During 2007, the Company provided $0.2 million towards allowance for doubtful accounts. At December 31, 2007 the allowance for doubtful accounts was $0.5 million. These estimates are based on management’s assessment of the probable collection from specific customer accounts, the aging of accounts receivable, analysis of credit data, bad debt write-offs, and other known factors.

The revisions in the above estimates during 2007 had an after-tax impact of increasing the diluted earnings per share for the year ended December 31, 2007 by $0.14 per share.

During 2006, the Company reversed $2.0 million of the accrual for income taxes related to the year 2002 and credited it to the current year’s income tax provision. In determining the tax provisions, the Company also provides for tax contingencies based on the Company’s assessment of future regulatory reviews of filed tax returns. Such reserves, which are recorded in income taxes payable, are based on management’s estimates and accordingly are subject to revision based on additional information. The portion of the reserve that is no longer required for any particular tax year is credited to the current year’s income tax provision.

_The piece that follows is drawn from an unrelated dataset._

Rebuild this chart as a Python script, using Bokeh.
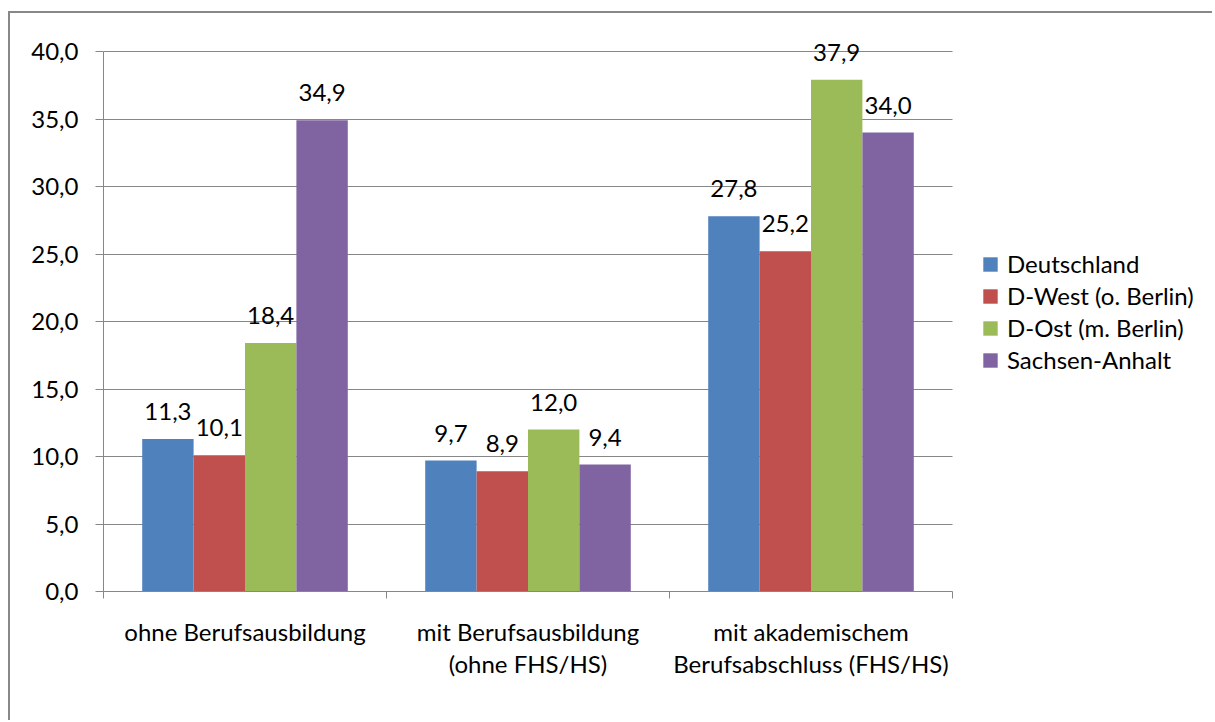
from bokeh.plotting import figure
from bokeh.models import Range1d, FixedTicker, LabelSet, ColumnDataSource, Legend, LegendItem
from bokeh.core.properties import value
from bokeh.embed import file_html
from bokeh.resources import INLINE

# ---- data ----
categories = ["ohne Berufsausbildung",
              "mit Berufsausbildung\n(ohne FHS/HS)",
              "mit akademischem\nBerufsabschluss (FHS/HS)"]
series_names = ["Deutschland", "D-West (o. Berlin)", "D-Ost (m. Berlin)", "Sachsen-Anhalt"]
deutschland = [11.3, 9.7, 27.8]
d_west = [10.1, 8.9, 25.2]
d_ost = [18.4, 12.0, 37.9]
sachsen_anhalt = [34.9, 9.4, 34.0]
series_values = [deutschland, d_west, d_ost, sachsen_anhalt]
colors = ["#4F81BD", "#C0504D", "#9BBB59", "#8064A2"]
y_ticks = [0, 5, 10, 15, 20, 25, 30, 35, 40]

FONT = "Lato"
FS = "24px"
GRAY = "#878787"

W, H = 1212, 720
LEFT, TOP, BOTTOM = 103, 33, 129
# plot area: 849 px for 3 categories, 540 px for 0..40; the frame is larger so
# that labels above the top and the legend on the right are not clipped
X_END = 3 * (W - LEFT) / 849
Y_TOP = 40 * (H - TOP - BOTTOM) / 540

p = figure(width=W, height=H,
           x_range=Range1d(0, X_END), y_range=Range1d(0, Y_TOP),
           output_backend="svg", toolbar_location=None,
           min_border_left=LEFT, min_border_right=0,
           min_border_top=TOP, min_border_bottom=BOTTOM)
p.border_fill_color = None
p.outline_line_color = None
p.background_fill_color = None
p.styles = {
    "background-image": "linear-gradient(#888888,#888888), linear-gradient(#888888,#888888)",
    "background-size": "100% 2px, 2px 100%",
    "background-position": "8px 11px, 8px 11px",
    "background-repeat": "no-repeat",
}

# grid
p.xgrid.visible = False
p.ygrid.grid_line_color = GRAY
p.ygrid.grid_line_width = 1
p.ygrid.ticker = FixedTicker(ticks=y_ticks)
p.ygrid.cross_bounds = (0, 3)

# y axis
p.yaxis.ticker = FixedTicker(ticks=y_ticks)
p.yaxis.bounds = (0, 40)
p.yaxis.major_label_overrides = {t: f"{t:.1f}".replace(".", ",") for t in y_ticks}
p.yaxis.axis_line_color = GRAY
p.yaxis.major_tick_line_color = GRAY
p.yaxis.major_tick_out = 8
p.yaxis.major_tick_in = 0
p.yaxis.minor_tick_line_color = None
p.yaxis.major_label_standoff = 17
p.yaxis.major_label_text_font = FONT
p.yaxis.major_label_text_font_size = FS
p.yaxis.major_label_text_color = "black"

# x axis: labels at category centres, ticks at boundaries
centres = [i + 0.5 for i in range(len(categories))]
p.xaxis.ticker = FixedTicker(ticks=centres, minor_ticks=list(range(len(categories) + 1)))
p.xaxis.bounds = (0, 3)
p.xaxis.major_label_overrides = {c: lab for c, lab in zip(centres, categories)}
p.xaxis.axis_line_color = GRAY
p.xaxis.major_tick_line_color = None
p.xaxis.major_tick_out = 0
p.xaxis.major_tick_in = 0
p.xaxis.minor_tick_line_color = GRAY
p.xaxis.minor_tick_out = 7
p.xaxis.minor_tick_in = 0
p.xaxis.major_label_standoff = 18
p.xaxis.major_label_text_font = FONT
p.xaxis.major_label_text_font_size = FS
p.xaxis.major_label_text_color = "black"
p.xaxis.major_label_text_line_height = 1.13

# bars
bw = 0.1816
items = []
for i, (name, vals, col) in enumerate(zip(series_names, series_values, colors)):
    xs = [c + (i - 1.5) * bw for c in centres]
    src = ColumnDataSource(dict(x=xs, top=vals,
                                label=[f"{v:.1f}".replace(".", ",") for v in vals]))
    r = p.vbar(x="x", top="top", width=bw, source=src, fill_color=col, line_color=None)
    items.append(LegendItem(label=name, renderers=[r]))
    p.add_layout(LabelSet(x="x", y="top", text="label", source=src,
                          text_align="center", text_baseline="alphabetic",
                          y_offset=19, text_font=value(FONT), text_font_size=FS,
                          text_color="black"))

legend = Legend(items=items, location=(878, 217), orientation="vertical")
legend.border_line_color = None
legend.background_fill_color = None
legend.padding = 0
legend.margin = 0
legend.spacing = 3
legend.glyph_width = 18
legend.glyph_height = 18
legend.label_height = 24
legend.label_standoff = 8
legend.label_text_font = FONT
legend.label_text_font_size = FS
legend.label_text_color = "black"
legend.label_text_baseline = "middle"
p.add_layout(legend)

open("out.html", "w").write(file_html(p, INLINE))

During 2006, the Company provided $0.4 million towards allowance for doubtful accounts. At December 31, 2006 the allowance for doubtful accounts was $2.8 million. These estimates are based on management’s assessment of the probable collection from specific customer accounts, the aging of accounts receivable, analysis of credit data, bad debt write-offs, and other known factors.

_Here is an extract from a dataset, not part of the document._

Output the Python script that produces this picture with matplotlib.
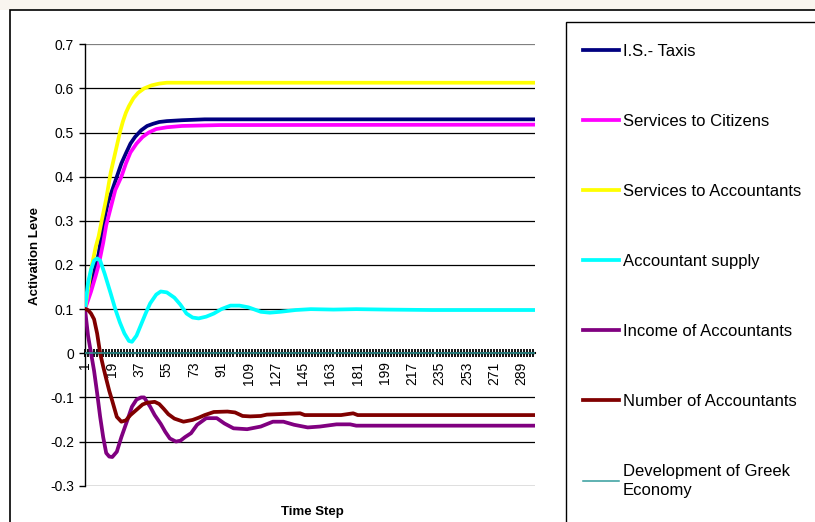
# -*- coding: utf-8 -*-
# activation levels over time steps, excel style line chart

# %% importing
import matplotlib as mpl
from matplotlib import pyplot as plt
from matplotlib.patches import Rectangle
import numpy as np

mpl.rcParams['font.family'] = ['Liberation Sans', 'DejaVu Sans']

# %% data
labels = ['I.S.- Taxis', 'Services to Citizens', 'Services to Accountants',
          'Accountant supply', 'Income of Accountants', 'Number of Accountants',
          'Development of Greek\nEconomy']
colors = ['#000080', '#ff00ff', '#ffff00', '#00ffff', '#800080', '#800000', '#339c9c']

taxis_t = [1, 5, 8, 10, 13, 16, 19, 22, 25, 28, 31, 34, 38, 42, 46, 50, 55, 65, 80, 298]
taxis_v = [0.10, 0.16, 0.20, 0.225, 0.29, 0.34, 0.37, 0.40, 0.43, 0.453, 0.475, 0.49,
           0.505, 0.515, 0.52, 0.524, 0.526, 0.528, 0.53, 0.53]

citizens_t = [1, 5, 8, 10, 13, 15, 18, 21, 25, 28, 31, 35, 39, 43, 48, 55, 65, 90, 298]
citizens_v = [0.10, 0.14, 0.175, 0.20, 0.25, 0.29, 0.33, 0.37, 0.40, 0.43, 0.455, 0.475,
              0.49, 0.50, 0.508, 0.512, 0.515, 0.517, 0.518]

accountants_t = [1, 5, 8, 10, 12, 15, 18, 20, 24, 26, 28, 30, 33, 36, 40, 45, 50, 55, 298]
accountants_v = [0.10, 0.19, 0.24, 0.265, 0.30, 0.35, 0.41, 0.44, 0.50, 0.525, 0.545,
                 0.56, 0.578, 0.59, 0.60, 0.607, 0.611, 0.613, 0.613]

supply_t = [1, 3, 5, 7, 9, 11, 14, 18, 21, 24, 27, 30, 32, 35, 38, 41, 44, 48, 51, 55,
            60, 64, 68, 72, 76, 81, 86, 91, 97, 103, 109, 117, 123, 130, 140, 150, 165,
            180, 200, 230, 298]
supply_v = [0.10, 0.16, 0.19, 0.21, 0.215, 0.21, 0.18, 0.135, 0.10, 0.07, 0.045, 0.028,
            0.026, 0.04, 0.065, 0.09, 0.113, 0.133, 0.14, 0.138, 0.126, 0.11, 0.09,
            0.081, 0.079, 0.083, 0.09, 0.10, 0.108, 0.108, 0.104, 0.094, 0.092, 0.094,
            0.098, 0.10, 0.099, 0.10, 0.099, 0.098, 0.098]

income_t = [1, 2, 3, 5, 7, 9, 11, 13, 15, 17, 19, 22, 25, 29, 32, 35, 38, 40, 44, 47,
            51, 54, 57, 61, 64, 67, 71, 75, 81, 88, 93, 99, 108, 117, 125, 132, 139,
            148, 156, 167, 176, 180, 298]
income_v = [0.10, 0.07, 0.04, 0.0, -0.04, -0.09, -0.144, -0.19, -0.226, -0.234, -0.235,
            -0.223, -0.19, -0.151, -0.121, -0.105, -0.10, -0.10, -0.121, -0.14, -0.16,
            -0.178, -0.193, -0.20, -0.198, -0.19, -0.181, -0.162, -0.147, -0.147,
            -0.159, -0.17, -0.172, -0.166, -0.155, -0.155, -0.162, -0.168, -0.166,
            -0.161, -0.161, -0.164, -0.164]

number_t = [1, 3, 5, 7, 9, 11, 13, 15, 17, 19, 22, 25, 28, 31, 35, 39, 42, 47, 50, 53,
            56, 60, 66, 72, 76, 80, 86, 95, 100, 105, 110, 117, 121, 135, 143, 146, 170,
            178, 181, 298]
number_v = [0.10, 0.098, 0.09, 0.077, 0.045, 0.0, -0.03, -0.058, -0.085, -0.108, -0.144,
            -0.155, -0.152, -0.14, -0.128, -0.116, -0.112, -0.11, -0.115, -0.126,
            -0.138, -0.148, -0.155, -0.151, -0.146, -0.14, -0.133, -0.132, -0.134,
            -0.142, -0.143, -0.142, -0.139, -0.137, -0.136, -0.14, -0.14, -0.136,
            -0.14, -0.14]

economy_t = [1, 298]
economy_v = [0.0, 0.0]

yticks = [0.7, 0.6, 0.5, 0.4, 0.3, 0.2, 0.1, 0, -0.1, -0.2, -0.3]
ytick_labels = ['0.7', '0.6', '0.5', '0.4', '0.3', '0.2', '0.1', '0', '-0.1', '-0.2', '-0.3']
xticks = list(range(1, 298, 18))

# %% plotting
fig = plt.figure(figsize=(8.15, 5.22), dpi=100)

# page strip and chart frame
fig.add_artist(Rectangle((0, 1 - 9.5 / 522), 1, 1, transform=fig.transFigure,
                         facecolor='#f9f5ef', edgecolor='none', zorder=0))
fig.add_artist(Rectangle((10 / 815, -0.1), 1.2, 1.1 - 9.5 / 522, transform=fig.transFigure,
                         fill=False, edgecolor='black', lw=1.2, clip_on=False))
fig.add_artist(Rectangle((566 / 815, -0.1), 1.2, 1.1 - 22 / 522, transform=fig.transFigure,
                         fill=False, edgecolor='black', lw=1.0, clip_on=False))

ax = fig.add_axes([85 / 815, 1 - 485.7 / 522, 450 / 815, 441.4 / 522])
ax.set_facecolor('none')

series = [(taxis_t, taxis_v), (citizens_t, citizens_v), (accountants_t, accountants_v),
          (supply_t, supply_v), (income_t, income_v), (number_t, number_v)]
handles = []
for (t, v), c, lab in zip(series, colors[:6], labels[:6]):
    h, = ax.plot(t, v, color=c, lw=2.7, solid_joinstyle='round', label=lab, zorder=3)
    handles.append(h)
h, = ax.plot(economy_t, economy_v, color=colors[6], lw=1.1, label=labels[6], zorder=4)
handles.append(h)

ax.set_xlim(1, 298)
ax.set_ylim(-0.3, 0.7)

for y in yticks:
    ax.axhline(y, color='#808080' if y == 0.7 else 'black', lw=0.9, zorder=1)

ax.spines['top'].set_visible(False)
ax.spines['right'].set_visible(False)
ax.spines['bottom'].set_position(('data', 0))
ax.spines['bottom'].set_linewidth(1.5)
ax.spines['left'].set_linewidth(1.0)

ax.set_yticks(yticks)
ax.set_yticklabels(ytick_labels, fontsize=10)
ax.tick_params(axis='y', direction='out', length=4, width=1, pad=4)

ax.set_xticks(xticks)
ax.set_xticklabels([str(x) for x in xticks], rotation=90, fontsize=10)
ax.set_xticks(np.arange(1, 299, 2), minor=True)
ax.tick_params(axis='x', which='both', direction='inout', length=6, width=1.3, pad=3)

fig.text(35 / 815, 1 - 256 / 522, 'Activation Leve', rotation=90, ha='center',
         va='center', fontsize=9.5, fontweight='bold')
fig.text(312 / 815, 1 - 512 / 522, 'Time Step', ha='center', va='center',
         fontsize=9.5, fontweight='bold')

leg = fig.legend(handles=handles, labels=labels, loc='upper left',
                 bbox_to_anchor=(568 / 815, 1 - 29 / 522), frameon=False,
                 fontsize=12, handlelength=2.15, handletextpad=0.25, labelspacing=3.3)
leg.get_texts()[-1].set_linespacing(1.35)

plt.savefig('out.png', dpi=100)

The revisions in the above estimates during 2006 had an after-tax impact of increasing the diluted earnings per share for the year ended December 31, 2006 by $0.04 per share.

During 2005, the Company reversed $2.6 million of the accrual for income taxes related to the year 2001 and credited it to the current year’s income tax provision. In determining the tax provisions, the Company also provides for tax contingencies based on the Company’s assessment of future regulatory reviews of filed tax returns. Such reserves, which are recorded in income taxes payable, are based on management’s estimates and accordingly are subject to revision based on additional information. The portion of the reserve that is no longer required for any particular tax year is credited to the current year’s income tax provision.

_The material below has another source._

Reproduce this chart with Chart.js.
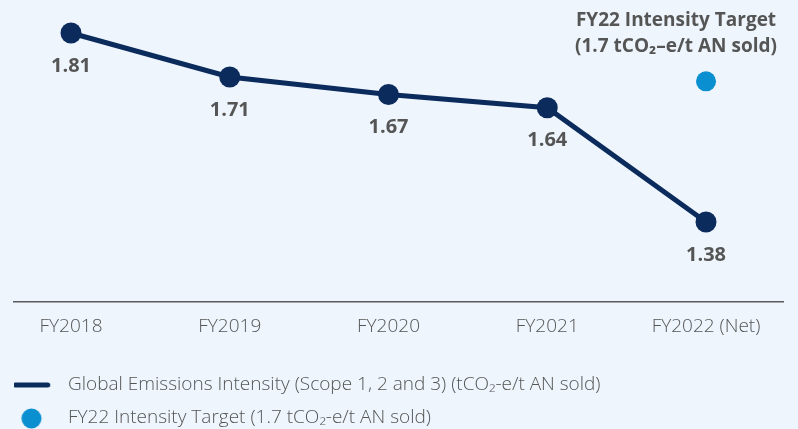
<!DOCTYPE html>
<html><head><meta charset="utf-8">
<script src="https://cdn.jsdelivr.net/npm/chart.js@4/dist/chart.umd.min.js"></script>
<style>
html,body{margin:0;padding:0;background:#EEF5FC;}
#wrap{width:798px;height:429px;position:relative;}
</style></head>
<body><div id="wrap"><canvas id="c" width="798" height="429"></canvas></div>
<script>
const categories = ["FY2018", "FY2019", "FY2020", "FY2021", "FY2022 (Net)"];
const intensityValues = [1.81, 1.71, 1.67, 1.64, 1.38];
const targetValue = 1.7;
const targetIndex = 4;
const seriesNames = ["Global Emissions Intensity (Scope 1, 2 and 3) (tCO\u2082-e/t AN sold)", "FY22 Intensity Target (1.7 tCO\u2082-e/t AN sold)"];
const annotationLines = ["FY22 Intensity Target", "(1.7 tCO\u2082\u2013e/t AN sold)"];

const NAVY = '#0b2b5c', BLUE = '#0a8fd0', GREY = '#555555';

function legendIcon(kind){
  const cv = document.createElement('canvas');
  cv.width = 70; cv.height = 24;
  const g = cv.getContext('2d');
  if(kind === 'line'){
    g.strokeStyle = NAVY; g.lineWidth = 5; g.lineCap = 'round';
    g.beginPath(); g.moveTo(7, 12); g.lineTo(39.5, 12); g.stroke();
  } else {
    g.fillStyle = BLUE; g.beginPath(); g.arc(23.25, 12.5, 10, 0, Math.PI*2); g.fill();
  }
  return cv;
}
const icons = [legendIcon('line'), legendIcon('circle')];

const labelsPlugin = {
  id: 'valueLabels',
  afterDatasetsDraw(chart){
    const ctx = chart.ctx;
    ctx.save();
    ctx.fillStyle = GREY;
    ctx.textAlign = 'center'; ctx.textBaseline = 'middle';
    ctx.font = "700 20px 'Open Sans'";
    chart.getDatasetMeta(0).data.forEach((el, i) => {
      ctx.fillText(intensityValues[i].toFixed(2), el.x, el.y + 33);
    });
    const t = chart.getDatasetMeta(1).data[0];
    ctx.font = "700 19px 'Open Sans'";
    ctx.fillText(annotationLines[0], t.x - 30, t.y - 61);
    ctx.fillText(annotationLines[1], t.x - 30, t.y - 35);
    ctx.restore();
  }
};

new Chart(document.getElementById('c'), {
  type: 'line',
  data: {
    datasets: [{
      label: seriesNames[0],
      data: intensityValues.map((v, i) => ({x: i, y: v})),
      borderColor: NAVY, backgroundColor: NAVY,
      borderWidth: 5, pointRadius: 10.5, pointHoverRadius: 10.5,
      pointBackgroundColor: NAVY, pointBorderWidth: 0, tension: 0, clip: false
    }, {
      label: seriesNames[1],
      data: [{x: targetIndex, y: targetValue}],
      showLine: false, borderColor: BLUE, backgroundColor: BLUE,
      pointRadius: 10, pointHoverRadius: 10, pointBorderWidth: 0, clip: false
    }]
  },
  options: {
    responsive: false, animation: false,
    layout: {padding: {left: 14, right: 15, top: 0, bottom: -8.5}},
    scales: {
      x: {
        type: 'linear', min: -0.359, max: 4.485,
        afterBuildTicks(s){ s.ticks = categories.map((c, i) => ({value: i})); },
        afterFit(s){ s.height = 59.5; },
        ticks: {color: GREY, font: {family: "'Open Sans'", size: 19, weight: 300}, padding: 13, autoSkip: false, maxRotation: 0,
          callback: (v) => categories[v]},
        grid: {display: false, drawTicks: false},
        border: {display: true, color: '#5a5a5a', width: 1.5}
      },
      y: {display: false, min: 1.198, max: 1.8612}
    },
    plugins: {
      tooltip: {enabled: false},
      legend: {
        position: 'bottom', align: 'start',
        labels: {
          usePointStyle: true, pointStyleWidth: 30.5, boxHeight: 19,
          color: GREY, font: {family: "'Open Sans'", size: 19, weight: 300}, padding: 14,
          generateLabels: (chart) => chart.data.datasets.map((d, i) => ({
            text: d.label, pointStyle: icons[i], fillStyle: 'transparent', strokeStyle: 'transparent',
            lineWidth: 0, hidden: false, datasetIndex: i, fontColor: GREY
          }))
        }
      }
    }
  },
  plugins: [labelsPlugin]
});
</script></body></html>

In addition, during 2005 the Company has reversed $0.9 million related to the payroll tax provision and provided for a valuation allowance of $1.6 million attributable to certain deferred tax assets.

During 2005, the Company provided $1.6 million towards allowance for doubtful accounts. At December 31, 2005 the allowance for doubtful accounts was $2.6 million. These estimates are based on management’s assessment of the probable collection from specific customer accounts, the aging of accounts receivable, analysis of credit data, bad debt write-offs, and other known factors.

The revisions in estimates during 2005 had an after-tax impact of increasing the diluted earnings per share for the year ended December 31, 2005 by $0.01 per share.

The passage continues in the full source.